What’s so great about Area 52 is that the signature RYG threads are there — most fans will have no trouble recognizing the main melodies from some of the duo’s best-known songs — but the Cuban musicians put their own stamp on each composition. Percussionist Otto Santana describes the mashup best on the insightful 30-minute documentary DVD that accompanies the CD release:
When you combine [Rodrigo and Gabriela's] swiftness with the slow Cuban rhythms, you create a conversation.
And what a conversation it is. Area 52 may be a conversation, but it isn’t an album meant to be enjoyed from the comfort of your easy chair. In fact, I defy anyone to sit still during tracks such as “Diabolo Rojo” — trumpet players Lazaro Dilou and Juan Toledo provide a strong foundation throughout the song while Alex Wilson’s piano offers a nice counterpoint to RYG’s guitars. And later, Jorge Sorzno offers a flute solo for just a little more punch. Listeners will be able to catch a breather during the laid back “Logos,” featuring some soothing piano from Wilson and and a weighty bass line by Feliciano Noa. But even this reserved track gives way by the end to some classic Cuban rhythms that will have even steadfast couch potatoes hoping up to take a quick lap on the dance floor.
And those are just a couple of the great moments on Area 52. You’ll fall in love with the electric guitar on “Hanuman,” which sounds like it could have been played by Carlos Santana himself. Fitting really, because Rodrigo wrote the original song as a tribute to the guitar legend. The energy carries through to the end as the album closes with a blistering rendition of “Tamacun.” There are no less than five trumpet solos here — each of the album’s trumpet players gets his own moment in the spotlight, and that’s on top of a signature guitar solo by Gabriela. And let’s not forget Ms. Shankar — her guest appearance on “Ixtapa” is a joy. The call-and-answer interplay between Anoushka’s sitar and the Cuban brass section is a treat. Adding an Indian flare to these other disparate elements might leave one wondering how will that work? As with the rest of the tracks on the album, such a marriage of styles absolutely does work.
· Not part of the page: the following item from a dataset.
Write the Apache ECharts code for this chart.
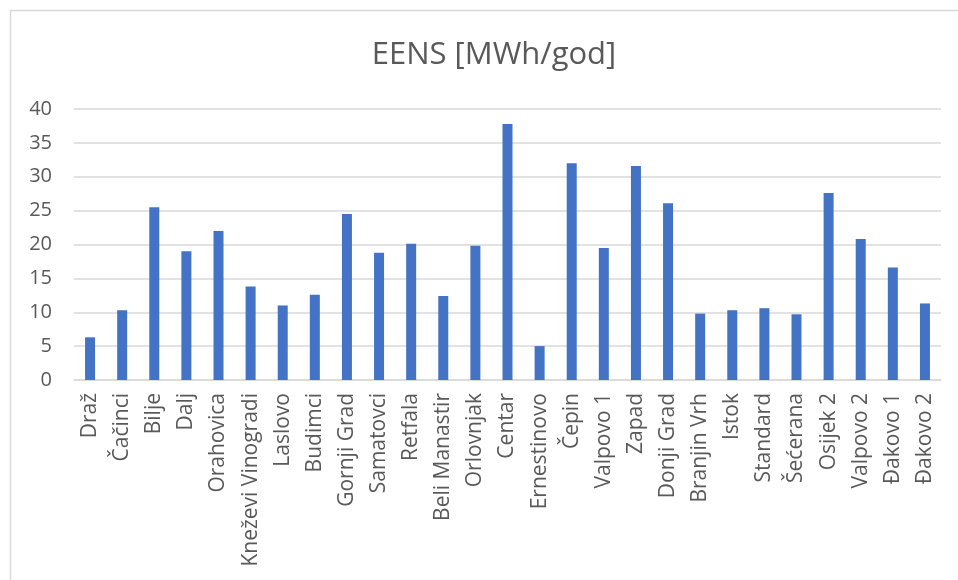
<!DOCTYPE html>
<html>
<head>
<meta charset="utf-8">
<script src="https://cdn.jsdelivr.net/npm/echarts@6/dist/echarts.min.js"></script>
<style>html,body{margin:0;padding:0;background:#fff;}#chart{width:958px;height:580px;}</style>
</head>
<body>
<div id="chart"></div>
<script>
const categories = ["Draž","Čačinci","Bilje","Dalj","Orahovica","Kneževi Vinogradi","Laslovo","Budimci","Gornji Grad","Samatovci","Retfala","Beli Manastir","Orlovnjak","Centar","Ernestinovo","Čepin","Valpovo 1","Zapad","Donji Grad","Branjin Vrh","Istok","Standard","Šećerana","Osijek 2","Valpovo 2","Đakovo 1","Đakovo 2"];
const eensValues = [6.3,10.3,25.5,19.0,22.0,13.8,11.0,12.6,24.5,18.8,20.1,12.4,19.8,37.8,5.0,32.0,19.5,31.6,26.1,9.8,10.3,10.6,9.7,27.6,20.8,16.6,11.3];
const yTicks = {min:0, max:40, interval:5};
const titleText = "EENS [MWh/god]";

const chart = echarts.init(document.getElementById('chart'), null, {renderer:'canvas'});
const font = "'Open Sans', sans-serif";
chart.setOption({
  animation:false,
  backgroundColor:'#ffffff',
  graphic:[{type:'rect', shape:{x:10.5,y:10.5,width:1200,height:1200}, style:{fill:'none', stroke:'#d9d9d9', lineWidth:1.5}, silent:true}],
  title:{text:titleText, left:489, textAlign:'center', top:35, textStyle:{fontFamily:font, fontSize:31, fontWeight:'normal', color:'#595959'}},
  grid:{left:74, right:17, top:109, bottom:200, containLabel:false},
  xAxis:{type:'category', data:categories,
    axisLine:{lineStyle:{color:'#d9d9d9', width:1.5}}, axisTick:{show:false},
    axisLabel:{rotate:90, interval:0, margin:13, fontFamily:font, fontSize:21, color:'#595959'}},
  yAxis:{type:'value', min:yTicks.min, max:yTicks.max, interval:yTicks.interval,
    axisLine:{show:false}, axisTick:{show:false},
    splitLine:{lineStyle:{color:'#d9d9d9', width:1.5}},
    axisLabel:{margin:22, fontFamily:font, fontSize:20, color:'#595959'}},
  series:[{type:'bar', data:eensValues, barWidth:10, itemStyle:{color:'#4472c4'}}]
});
</script>
</body>
</html>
Listening to Area 52, I couldn’t help but be transported back to mid-1950s Havana (or at least what I imagine Havana in the mid ’50s to be). Girls in their flashy dresses, Cigar smoke thick in the air, and enough Mojitos and Daiquiris to keep the party going all night long. All of that, thanks to a couple of Mexicans no less, might as well have been going on in my media room. I can give an album no higher praise than its ability to take me out of my current environment and take me someplace else entirely. Area 52 most certainly does that; in fact, if it wasn’t for that pesky U.S. embargo, I wouldn’t mind visiting that little island off the coast of Florida someday.
If it’s not evident by now, I’m in love with Area 52. But I realize that the album isn’t for everyone. I suspect that a few ardent RYG fans are going to absolutely hate this. It sort of sounds familiar for a second, but then it sounds like something Rodrigo Y Gabriela have never done before. And Area 52 isn’t really for the RYG neophyte either. I want that group to listen to Area 52, but only after they’ve become familiar with the albums that inspired this one. Unless Cuban music is your thing, of course, and then I say and then go for it, because the musicianship on display here is first class. I have a feeling it was a heck of a lot of fun to make this record. That feeling begins to come through on the making-of DVD, but I wasn’t there so I can’t say for sure. What I can say, is that Area 52 is a heck of a lot of fun to listen to and I’ll be listening to it for a long time to come.